The role of William Joyce in the BUF is overshadowed by his later notoriety as the traitor ‘Lord Haw Haw’. J A Cole’s relates a tragedy in the original Shakespearian meaning of the word. Joyce is a young man torn by anger, bigotry, hubris, self-doubt and loneliness. Possibly the best orator in Britain after Mosley, he was regarded by Hitler as a more promising potential Leader for the British fascists. Joyce is an ongoing character in the series, so this book proved invaluable for creating his manner, tone of voice and deeply disturbing political views.
There are plenty of pieces on British fascism on the internet, mostly taking a critical view from the left.

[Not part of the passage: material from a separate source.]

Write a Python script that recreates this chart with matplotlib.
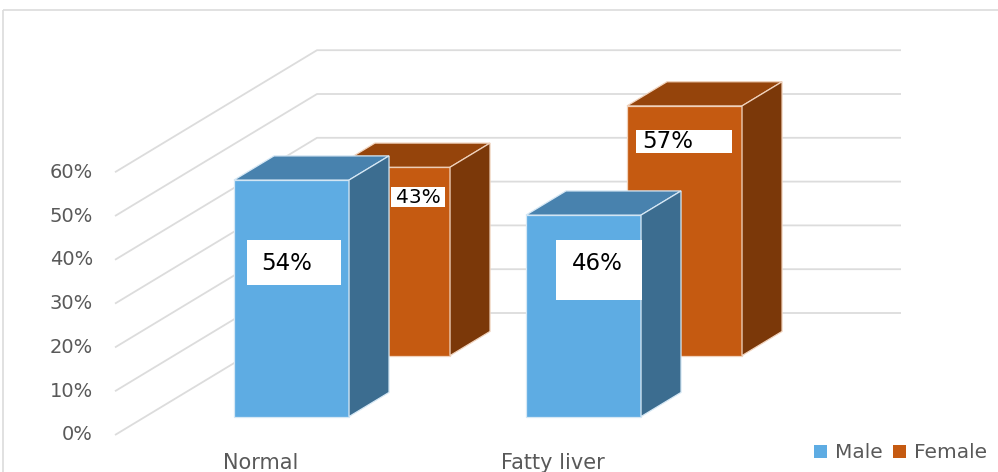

An online search can find PDF copies of the right-wing magazine Comrade, which includes nostalgia pieces on the BUF/BU. Also useful was a PhD thesis by Peter Richard Pugh A Political Biography of Alexander Raven Thompson which provided useful insight into the development of fascist thought within the BUF. Other sources can be found on the websites of modern far-right groups, which I won’t cite here, and which include items viewers may find offensive. Some indeed have a warning that the content may not be viewed in West Germany. Here be dragons!
Blackshirt Masquerade is published by the Historia imprint of Level Best books and its sequel Blackshirt Conspiracy will be published in spring 2023. This is the first of an occasional series on sources and inspirations for the books.